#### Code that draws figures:
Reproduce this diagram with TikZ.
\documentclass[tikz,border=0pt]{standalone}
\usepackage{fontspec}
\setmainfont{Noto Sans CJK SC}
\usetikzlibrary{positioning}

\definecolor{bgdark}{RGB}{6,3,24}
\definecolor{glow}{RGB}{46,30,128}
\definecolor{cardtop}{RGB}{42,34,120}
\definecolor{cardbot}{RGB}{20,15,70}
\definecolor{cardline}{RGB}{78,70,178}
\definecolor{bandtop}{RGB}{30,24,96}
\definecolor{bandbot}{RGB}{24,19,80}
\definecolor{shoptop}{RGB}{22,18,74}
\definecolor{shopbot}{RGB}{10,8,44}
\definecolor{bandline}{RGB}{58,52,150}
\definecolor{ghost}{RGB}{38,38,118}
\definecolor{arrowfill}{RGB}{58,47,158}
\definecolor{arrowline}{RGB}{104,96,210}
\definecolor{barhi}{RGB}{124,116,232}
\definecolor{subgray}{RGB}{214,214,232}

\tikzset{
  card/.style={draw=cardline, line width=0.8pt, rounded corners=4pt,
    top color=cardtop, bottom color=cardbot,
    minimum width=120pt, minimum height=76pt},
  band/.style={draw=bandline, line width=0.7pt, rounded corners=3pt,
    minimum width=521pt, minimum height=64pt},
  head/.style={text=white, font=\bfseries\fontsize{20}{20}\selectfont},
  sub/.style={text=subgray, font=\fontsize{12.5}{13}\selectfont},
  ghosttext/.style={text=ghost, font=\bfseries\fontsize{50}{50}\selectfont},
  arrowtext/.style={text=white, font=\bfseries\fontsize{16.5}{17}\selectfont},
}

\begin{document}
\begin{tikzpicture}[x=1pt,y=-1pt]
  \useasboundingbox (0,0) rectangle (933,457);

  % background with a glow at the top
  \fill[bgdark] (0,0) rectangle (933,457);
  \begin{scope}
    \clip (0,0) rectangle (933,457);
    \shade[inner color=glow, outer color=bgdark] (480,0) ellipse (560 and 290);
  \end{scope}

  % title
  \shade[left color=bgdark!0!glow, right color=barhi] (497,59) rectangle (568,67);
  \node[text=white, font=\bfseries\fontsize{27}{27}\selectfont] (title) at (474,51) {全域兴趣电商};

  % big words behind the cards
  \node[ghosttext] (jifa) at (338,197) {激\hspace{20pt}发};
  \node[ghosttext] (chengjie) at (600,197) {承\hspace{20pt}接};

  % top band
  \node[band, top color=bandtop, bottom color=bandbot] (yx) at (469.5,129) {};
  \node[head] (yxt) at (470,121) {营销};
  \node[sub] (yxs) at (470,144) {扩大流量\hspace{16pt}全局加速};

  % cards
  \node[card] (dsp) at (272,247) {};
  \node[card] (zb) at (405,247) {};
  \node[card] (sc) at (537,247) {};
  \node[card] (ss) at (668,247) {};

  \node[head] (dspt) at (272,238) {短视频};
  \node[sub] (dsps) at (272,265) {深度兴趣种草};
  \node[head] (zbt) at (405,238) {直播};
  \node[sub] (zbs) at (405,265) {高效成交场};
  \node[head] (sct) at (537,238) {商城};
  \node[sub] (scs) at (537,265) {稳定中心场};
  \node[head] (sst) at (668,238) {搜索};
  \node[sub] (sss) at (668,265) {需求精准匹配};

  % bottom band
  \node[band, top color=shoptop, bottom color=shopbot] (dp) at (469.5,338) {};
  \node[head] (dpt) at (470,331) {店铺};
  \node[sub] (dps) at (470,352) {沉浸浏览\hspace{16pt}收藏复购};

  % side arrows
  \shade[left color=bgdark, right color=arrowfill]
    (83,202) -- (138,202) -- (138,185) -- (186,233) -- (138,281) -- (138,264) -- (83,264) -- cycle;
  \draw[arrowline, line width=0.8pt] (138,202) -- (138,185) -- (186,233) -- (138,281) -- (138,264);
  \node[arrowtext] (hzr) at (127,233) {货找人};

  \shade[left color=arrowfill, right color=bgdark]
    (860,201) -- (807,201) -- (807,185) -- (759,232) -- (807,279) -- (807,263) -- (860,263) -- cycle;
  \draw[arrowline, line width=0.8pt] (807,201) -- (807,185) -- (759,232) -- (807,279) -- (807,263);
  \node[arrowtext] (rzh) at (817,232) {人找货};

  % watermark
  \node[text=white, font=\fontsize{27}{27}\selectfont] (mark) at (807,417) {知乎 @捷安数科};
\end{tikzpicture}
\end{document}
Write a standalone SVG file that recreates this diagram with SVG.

#### Directions:
Type out the material again exactly as presented.

#### Reply:
Reproduce this diagram with TikZ.
\documentclass[tikz,border=0pt]{standalone}
\usepackage{fontspec}
\setmainfont{Noto Sans CJK SC}
\usetikzlibrary{positioning}

\definecolor{bgdark}{RGB}{6,3,24}
\definecolor{glow}{RGB}{46,30,128}
\definecolor{cardtop}{RGB}{42,34,120}
\definecolor{cardbot}{RGB}{20,15,70}
\definecolor{cardline}{RGB}{78,70,178}
\definecolor{bandtop}{RGB}{30,24,96}
\definecolor{bandbot}{RGB}{24,19,80}
\definecolor{shoptop}{RGB}{22,18,74}
\definecolor{shopbot}{RGB}{10,8,44}
\definecolor{bandline}{RGB}{58,52,150}
\definecolor{ghost}{RGB}{38,38,118}
\definecolor{arrowfill}{RGB}{58,47,158}
\definecolor{arrowline}{RGB}{104,96,210}
\definecolor{barhi}{RGB}{124,116,232}
\definecolor{subgray}{RGB}{214,214,232}

\tikzset{
  card/.style={draw=cardline, line width=0.8pt, rounded corners=4pt,
    top color=cardtop, bottom color=cardbot,
    minimum width=120pt, minimum height=76pt},
  band/.style={draw=bandline, line width=0.7pt, rounded corners=3pt,
    minimum width=521pt, minimum height=64pt},
  head/.style={text=white, font=\bfseries\fontsize{20}{20}\selectfont},
  sub/.style={text=subgray, font=\fontsize{12.5}{13}\selectfont},
  ghosttext/.style={text=ghost, font=\bfseries\fontsize{50}{50}\selectfont},
  arrowtext/.style={text=white, font=\bfseries\fontsize{16.5}{17}\selectfont},
}

\begin{document}
\begin{tikzpicture}[x=1pt,y=-1pt]
  \useasboundingbox (0,0) rectangle (933,457);

  % background with a glow at the top
  \fill[bgdark] (0,0) rectangle (933,457);
  \begin{scope}
    \clip (0,0) rectangle (933,457);
    \shade[inner color=glow, outer color=bgdark] (480,0) ellipse (560 and 290);
  \end{scope}

  % title
  \shade[left color=bgdark!0!glow, right color=barhi] (497,59) rectangle (568,67);
  \node[text=white, font=\bfseries\fontsize{27}{27}\selectfont] (title) at (474,51) {全域兴趣电商};

  % big words behind the cards
  \node[ghosttext] (jifa) at (338,197) {激\hspace{20pt}发};
  \node[ghosttext] (chengjie) at (600,197) {承\hspace{20pt}接};

  % top band
  \node[band, top color=bandtop, bottom color=bandbot] (yx) at (469.5,129) {};
  \node[head] (yxt) at (470,121) {营销};
  \node[sub] (yxs) at (470,144) {扩大流量\hspace{16pt}全局加速};

  % cards
  \node[card] (dsp) at (272,247) {};
  \node[card] (zb) at (405,247) {};
  \node[card] (sc) at (537,247) {};
  \node[card] (ss) at (668,247) {};

  \node[head] (dspt) at (272,238) {短视频};
  \node[sub] (dsps) at (272,265) {深度兴趣种草};
  \node[head] (zbt) at (405,238) {直播};
  \node[sub] (zbs) at (405,265) {高效成交场};
  \node[head] (sct) at (537,238) {商城};
  \node[sub] (scs) at (537,265) {稳定中心场};
  \node[head] (sst) at (668,238) {搜索};
  \node[sub] (sss) at (668,265) {需求精准匹配};

  % bottom band
  \node[band, top color=shoptop, bottom color=shopbot] (dp) at (469.5,338) {};
  \node[head] (dpt) at (470,331) {店铺};
  \node[sub] (dps) at (470,352) {沉浸浏览\hspace{16pt}收藏复购};

  % side arrows
  \shade[left color=bgdark, right color=arrowfill]
    (83,202) -- (138,202) -- (138,185) -- (186,233) -- (138,281) -- (138,264) -- (83,264) -- cycle;
  \draw[arrowline, line width=0.8pt] (138,202) -- (138,185) -- (186,233) -- (138,281) -- (138,264);
  \node[arrowtext] (hzr) at (127,233) {货找人};

  \shade[left color=arrowfill, right color=bgdark]
    (860,201) -- (807,201) -- (807,185) -- (759,232) -- (807,279) -- (807,263) -- (860,263) -- cycle;
  \draw[arrowline, line width=0.8pt] (807,201) -- (807,185) -- (759,232) -- (807,279) -- (807,263);
  \node[arrowtext] (rzh) at (817,232) {人找货};

  % watermark
  \node[text=white, font=\fontsize{27}{27}\selectfont] (mark) at (807,417) {知乎 @捷安数科};
\end{tikzpicture}
\end{document}
Write a standalone SVG file that recreates this diagram with SVG.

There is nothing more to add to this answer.